### What you are asked to do
The records below must be copied in full; omit the images.

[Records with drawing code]
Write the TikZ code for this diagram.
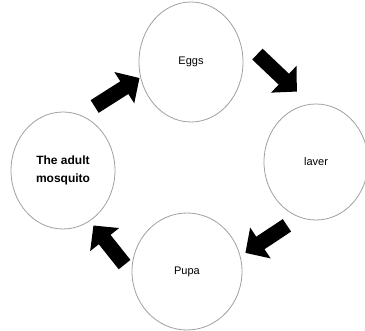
\documentclass[tikz,border=0pt]{standalone}
\usepackage{fontspec}
\setmainfont{Liberation Sans}
\usepackage{tikz}
\usetikzlibrary{shapes,shapes.geometric,arrows.meta,positioning,calc}

\begin{document}
\begin{tikzpicture}[
    x=1pt, y=-1pt,
    stage/.style={ellipse, draw=gray!75, line width=0.8pt, minimum width=104pt, minimum height=117pt, inner sep=0pt, align=center, font=\fontsize{11}{18}\selectfont},
    fatarrow/.style={-{Triangle[width=36pt,length=18pt]}, line width=15pt, black}
]
    \useasboundingbox (0,0) rectangle (365,331);

    % Life cycle stages
    \node[stage, minimum height=120pt] (eggs) at (191,62) {Eggs};
    \node[stage, minimum height=116pt] (laver) at (316,162) {laver};
    \node[stage, minimum width=110pt] (pupa) at (187,271.5) {Pupa};
    \node[stage, font=\fontsize{12}{18}\selectfont\bfseries] (adult) at (63,170.5) {The adult\\mosquito};

    % Arrows between stages
    \draw[fatarrow, shorten <=26.5pt, shorten >=18pt] (eggs.29) -- (laver.96);
    \draw[fatarrow, shorten <=14.6pt, shorten >=5.9pt] (laver.253) -- (pupa.16);
    \draw[fatarrow, shorten <=11.3pt, shorten >=5.7pt] (pupa.182) -- (adult.298);
    \draw[fatarrow, shorten <=16.2pt, shorten >=1pt] (adult.72) -- (eggs.197);
\end{tikzpicture}
\end{document}
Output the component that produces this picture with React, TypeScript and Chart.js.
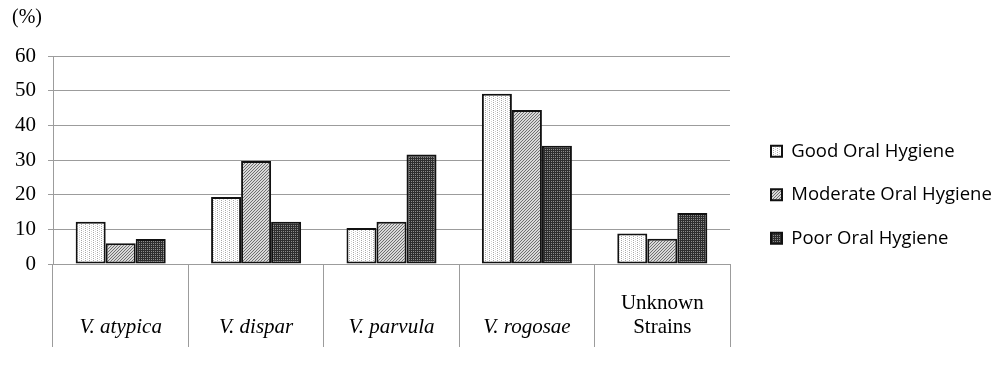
import React, { useEffect, useRef } from 'react';
import { Chart, registerables } from 'chart.js';

Chart.register(...registerables);

// ---- data ----
const categories: (string | string[])[] = ['V. atypica', 'V. dispar', 'V. parvula', 'V. rogosae', ['Unknown', 'Strains']];
const italicCategoryCount = 4;
const seriesNames = ['Good Oral Hygiene', 'Moderate Oral Hygiene', 'Poor Oral Hygiene'];
const goodValues = [12.2, 19.3, 10.4, 49.1, 8.8];
const moderateValues = [6.0, 29.7, 12.2, 44.4, 7.3];
const poorValues = [7.2, 12.2, 31.6, 34.1, 14.7];
const yTickValues = [0, 10, 20, 30, 40, 50, 60];
const unitLabel = '(%)';

const GRID = '#9c9c9c';

function makePattern(w: number, h: number, bg: string, px: [number, number, string][]) {
  const c = document.createElement('canvas');
  c.width = w;
  c.height = h;
  const g = c.getContext('2d')!;
  g.fillStyle = bg;
  g.fillRect(0, 0, w, h);
  px.forEach(([x, y, col]) => {
    g.fillStyle = col;
    g.fillRect(x, y, 1, 1);
  });
  return g.createPattern(c, 'repeat')!;
}

const legendPlacement = {
  id: 'legendPlacement',
  beforeLayout(chart: any) {
    const lg = chart.legend;
    if (!lg || lg.__patched) return;
    const fit = lg.fit.bind(lg);
    lg.fit = function () {
      fit();
      this.width = 270;
    };
    lg.__patched = true;
  },
  afterLayout(chart: any) {
    const lg = chart.legend;
    if (!lg) return;
    const pad = lg.options.labels.padding;
    lg.left = 771 - pad;
    lg.top = 142 - pad;
  },
};

export default function App() {
  const ref = useRef<HTMLCanvasElement | null>(null);

  useEffect(() => {
    if (!ref.current) return;
    const goodPattern = makePattern(4, 2, '#ffffff', [
      [1, 0, '#a8a8a8'],
      [3, 1, '#d0d0d0'],
    ]);
    const moderatePattern = makePattern(3, 3, '#d9d9d9', [
      [2, 0, '#6f6f6f'],
      [1, 1, '#6f6f6f'],
      [0, 2, '#6f6f6f'],
    ]);
    const poorPattern = makePattern(2, 2, '#2e2e2e', [
      [1, 1, '#8c8c8c'],
    ]);
    const patterns = [goodPattern, moderatePattern, poorPattern];
    const values = [goodValues, moderateValues, poorValues];

    const chart = new Chart(ref.current, {
      type: 'bar',
      data: {
        labels: categories,
        datasets: seriesNames.map((name, i) => ({
          label: name,
          data: values[i],
          backgroundColor: patterns[i],
          borderColor: '#111111',
          borderWidth: 2,
          borderSkipped: false,
          categoryPercentage: 0.665,
          barPercentage: 1.0,
        })),
      },
      options: {
        responsive: false,
        animation: false,
        layout: { padding: { left: 12, top: 0, right: 0, bottom: 0 } },
        plugins: {
          title: {
            display: true,
            text: unitLabel,
            align: 'start',
            color: '#000',
            font: { family: 'Liberation Serif', size: 20, weight: 'normal', lineHeight: 1.2 },
            padding: { top: 6, bottom: 26 },
          },
          legend: {
            position: 'right',
            align: 'start',
            labels: {
              boxWidth: 11,
              boxHeight: 11,
              padding: 25,
              color: '#000',
              font: { family: 'Open Sans', size: 18.5 },
            },
          },
          tooltip: { enabled: false },
        },
        scales: {
          x: {
            offset: true,
            grid: {
              offset: true,
              drawOnChartArea: false,
              drawTicks: true,
              tickLength: 83,
              color: GRID,
              lineWidth: 1,
            },
            border: { color: GRID, width: 1 },
            ticks: {
              autoSkip: false,
              maxRotation: 0,
              minRotation: 0,
              padding: -44,
              crossAlign: 'far',
              color: '#000',
              font: (c: any) => ({
                family: 'Liberation Serif',
                size: 21,
                lineHeight: 1.17,
                style: c.index < italicCategoryCount ? 'italic' : 'normal',
              }),
            },
            afterFit: (s: any) => {
              s.height = 108;
            },
          },
          y: {
            min: yTickValues[0],
            max: yTickValues[yTickValues.length - 1],
            ticks: {
              stepSize: yTickValues[1] - yTickValues[0],
              padding: 12,
              color: '#000',
              font: { family: 'Liberation Serif', size: 21 },
            },
            grid: { color: GRID, tickLength: 5, drawTicks: true, lineWidth: 1 },
            border: { color: GRID, width: 1 },
            afterFit: (s: any) => {
              s.width = 41;
            },
          },
        },
      } as any,
      plugins: [legendPlacement],
    });
    return () => chart.destroy();
  }, []);

  return (
    <div style={{ position: 'absolute', left: 0, top: 0, width: 1000, height: 372, background: '#fff' }}>
      <canvas ref={ref} width={1000} height={372} style={{ display: 'block' }} />
    </div>
  );
}
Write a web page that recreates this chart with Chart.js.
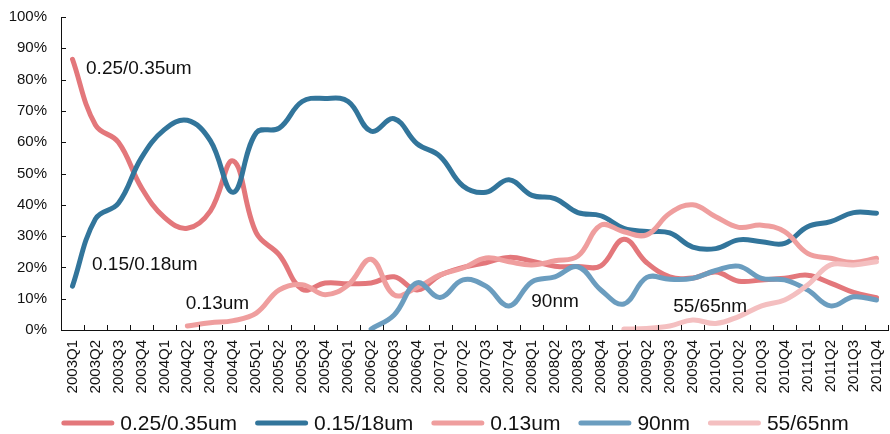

### Task answer
Write the TikZ code for this diagram.
\documentclass[tikz,border=0pt]{standalone}
\usepackage{fontspec}
\setmainfont{Liberation Sans}
\usepackage{tikz}
\usetikzlibrary{shapes,shapes.geometric,arrows.meta,positioning,calc}

\begin{document}
\begin{tikzpicture}[
    x=1pt, y=-1pt,
    stage/.style={ellipse, draw=gray!75, line width=0.8pt, minimum width=104pt, minimum height=117pt, inner sep=0pt, align=center, font=\fontsize{11}{18}\selectfont},
    fatarrow/.style={-{Triangle[width=36pt,length=18pt]}, line width=15pt, black}
]
    \useasboundingbox (0,0) rectangle (365,331);

    % Life cycle stages
    \node[stage, minimum height=120pt] (eggs) at (191,62) {Eggs};
    \node[stage, minimum height=116pt] (laver) at (316,162) {laver};
    \node[stage, minimum width=110pt] (pupa) at (187,271.5) {Pupa};
    \node[stage, font=\fontsize{12}{18}\selectfont\bfseries] (adult) at (63,170.5) {The adult\\mosquito};

    % Arrows between stages
    \draw[fatarrow, shorten <=26.5pt, shorten >=18pt] (eggs.29) -- (laver.96);
    \draw[fatarrow, shorten <=14.6pt, shorten >=5.9pt] (laver.253) -- (pupa.16);
    \draw[fatarrow, shorten <=11.3pt, shorten >=5.7pt] (pupa.182) -- (adult.298);
    \draw[fatarrow, shorten <=16.2pt, shorten >=1pt] (adult.72) -- (eggs.197);
\end{tikzpicture}
\end{document}
Output the component that produces this picture with React, TypeScript and Chart.js.
import React, { useEffect, useRef } from 'react';
import { Chart, registerables } from 'chart.js';

Chart.register(...registerables);

// ---- data ----
const categories: (string | string[])[] = ['V. atypica', 'V. dispar', 'V. parvula', 'V. rogosae', ['Unknown', 'Strains']];
const italicCategoryCount = 4;
const seriesNames = ['Good Oral Hygiene', 'Moderate Oral Hygiene', 'Poor Oral Hygiene'];
const goodValues = [12.2, 19.3, 10.4, 49.1, 8.8];
const moderateValues = [6.0, 29.7, 12.2, 44.4, 7.3];
const poorValues = [7.2, 12.2, 31.6, 34.1, 14.7];
const yTickValues = [0, 10, 20, 30, 40, 50, 60];
const unitLabel = '(%)';

const GRID = '#9c9c9c';

function makePattern(w: number, h: number, bg: string, px: [number, number, string][]) {
  const c = document.createElement('canvas');
  c.width = w;
  c.height = h;
  const g = c.getContext('2d')!;
  g.fillStyle = bg;
  g.fillRect(0, 0, w, h);
  px.forEach(([x, y, col]) => {
    g.fillStyle = col;
    g.fillRect(x, y, 1, 1);
  });
  return g.createPattern(c, 'repeat')!;
}

const legendPlacement = {
  id: 'legendPlacement',
  beforeLayout(chart: any) {
    const lg = chart.legend;
    if (!lg || lg.__patched) return;
    const fit = lg.fit.bind(lg);
    lg.fit = function () {
      fit();
      this.width = 270;
    };
    lg.__patched = true;
  },
  afterLayout(chart: any) {
    const lg = chart.legend;
    if (!lg) return;
    const pad = lg.options.labels.padding;
    lg.left = 771 - pad;
    lg.top = 142 - pad;
  },
};

export default function App() {
  const ref = useRef<HTMLCanvasElement | null>(null);

  useEffect(() => {
    if (!ref.current) return;
    const goodPattern = makePattern(4, 2, '#ffffff', [
      [1, 0, '#a8a8a8'],
      [3, 1, '#d0d0d0'],
    ]);
    const moderatePattern = makePattern(3, 3, '#d9d9d9', [
      [2, 0, '#6f6f6f'],
      [1, 1, '#6f6f6f'],
      [0, 2, '#6f6f6f'],
    ]);
    const poorPattern = makePattern(2, 2, '#2e2e2e', [
      [1, 1, '#8c8c8c'],
    ]);
    const patterns = [goodPattern, moderatePattern, poorPattern];
    const values = [goodValues, moderateValues, poorValues];

    const chart = new Chart(ref.current, {
      type: 'bar',
      data: {
        labels: categories,
        datasets: seriesNames.map((name, i) => ({
          label: name,
          data: values[i],
          backgroundColor: patterns[i],
          borderColor: '#111111',
          borderWidth: 2,
          borderSkipped: false,
          categoryPercentage: 0.665,
          barPercentage: 1.0,
        })),
      },
      options: {
        responsive: false,
        animation: false,
        layout: { padding: { left: 12, top: 0, right: 0, bottom: 0 } },
        plugins: {
          title: {
            display: true,
            text: unitLabel,
            align: 'start',
            color: '#000',
            font: { family: 'Liberation Serif', size: 20, weight: 'normal', lineHeight: 1.2 },
            padding: { top: 6, bottom: 26 },
          },
          legend: {
            position: 'right',
            align: 'start',
            labels: {
              boxWidth: 11,
              boxHeight: 11,
              padding: 25,
              color: '#000',
              font: { family: 'Open Sans', size: 18.5 },
            },
          },
          tooltip: { enabled: false },
        },
        scales: {
          x: {
            offset: true,
            grid: {
              offset: true,
              drawOnChartArea: false,
              drawTicks: true,
              tickLength: 83,
              color: GRID,
              lineWidth: 1,
            },
            border: { color: GRID, width: 1 },
            ticks: {
              autoSkip: false,
              maxRotation: 0,
              minRotation: 0,
              padding: -44,
              crossAlign: 'far',
              color: '#000',
              font: (c: any) => ({
                family: 'Liberation Serif',
                size: 21,
                lineHeight: 1.17,
                style: c.index < italicCategoryCount ? 'italic' : 'normal',
              }),
            },
            afterFit: (s: any) => {
              s.height = 108;
            },
          },
          y: {
            min: yTickValues[0],
            max: yTickValues[yTickValues.length - 1],
            ticks: {
              stepSize: yTickValues[1] - yTickValues[0],
              padding: 12,
              color: '#000',
              font: { family: 'Liberation Serif', size: 21 },
            },
            grid: { color: GRID, tickLength: 5, drawTicks: true, lineWidth: 1 },
            border: { color: GRID, width: 1 },
            afterFit: (s: any) => {
              s.width = 41;
            },
          },
        },
      } as any,
      plugins: [legendPlacement],
    });
    return () => chart.destroy();
  }, []);

  return (
    <div style={{ position: 'absolute', left: 0, top: 0, width: 1000, height: 372, background: '#fff' }}>
      <canvas ref={ref} width={1000} height={372} style={{ display: 'block' }} />
    </div>
  );
}
Write a web page that recreates this chart with Chart.js.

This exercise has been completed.